**Stated goal**
Repeat the material in full. Keep every line exactly as it is.
※ ※ ※
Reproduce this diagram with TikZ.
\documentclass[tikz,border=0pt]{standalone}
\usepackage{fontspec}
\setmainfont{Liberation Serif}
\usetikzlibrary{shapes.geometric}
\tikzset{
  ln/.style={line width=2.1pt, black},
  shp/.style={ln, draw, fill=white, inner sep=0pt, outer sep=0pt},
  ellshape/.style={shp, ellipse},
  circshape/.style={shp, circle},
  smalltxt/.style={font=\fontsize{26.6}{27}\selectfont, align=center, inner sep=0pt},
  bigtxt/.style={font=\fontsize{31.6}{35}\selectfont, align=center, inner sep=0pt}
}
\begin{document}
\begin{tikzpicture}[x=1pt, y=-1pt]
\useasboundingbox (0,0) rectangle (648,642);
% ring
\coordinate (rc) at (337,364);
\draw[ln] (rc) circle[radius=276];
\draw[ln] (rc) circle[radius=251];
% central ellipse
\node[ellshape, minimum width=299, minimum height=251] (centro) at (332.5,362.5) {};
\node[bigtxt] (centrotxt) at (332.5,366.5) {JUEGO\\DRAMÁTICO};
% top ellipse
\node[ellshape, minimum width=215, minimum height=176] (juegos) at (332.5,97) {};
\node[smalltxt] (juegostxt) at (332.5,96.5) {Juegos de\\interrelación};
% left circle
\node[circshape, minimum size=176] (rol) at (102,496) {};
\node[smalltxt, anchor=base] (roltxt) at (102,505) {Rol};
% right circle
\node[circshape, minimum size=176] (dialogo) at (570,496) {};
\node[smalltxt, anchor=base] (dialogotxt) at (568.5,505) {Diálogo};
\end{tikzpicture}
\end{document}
※ ※ ※
**Complete answer**
Reproduce this diagram with TikZ.
\documentclass[tikz,border=0pt]{standalone}
\usepackage{fontspec}
\setmainfont{Liberation Serif}
\usetikzlibrary{shapes.geometric}
\tikzset{
  ln/.style={line width=2.1pt, black},
  shp/.style={ln, draw, fill=white, inner sep=0pt, outer sep=0pt},
  ellshape/.style={shp, ellipse},
  circshape/.style={shp, circle},
  smalltxt/.style={font=\fontsize{26.6}{27}\selectfont, align=center, inner sep=0pt},
  bigtxt/.style={font=\fontsize{31.6}{35}\selectfont, align=center, inner sep=0pt}
}
\begin{document}
\begin{tikzpicture}[x=1pt, y=-1pt]
\useasboundingbox (0,0) rectangle (648,642);
% ring
\coordinate (rc) at (337,364);
\draw[ln] (rc) circle[radius=276];
\draw[ln] (rc) circle[radius=251];
% central ellipse
\node[ellshape, minimum width=299, minimum height=251] (centro) at (332.5,362.5) {};
\node[bigtxt] (centrotxt) at (332.5,366.5) {JUEGO\\DRAMÁTICO};
% top ellipse
\node[ellshape, minimum width=215, minimum height=176] (juegos) at (332.5,97) {};
\node[smalltxt] (juegostxt) at (332.5,96.5) {Juegos de\\interrelación};
% left circle
\node[circshape, minimum size=176] (rol) at (102,496) {};
\node[smalltxt, anchor=base] (roltxt) at (102,505) {Rol};
% right circle
\node[circshape, minimum size=176] (dialogo) at (570,496) {};
\node[smalltxt, anchor=base] (dialogotxt) at (568.5,505) {Diálogo};
\end{tikzpicture}
\end{document}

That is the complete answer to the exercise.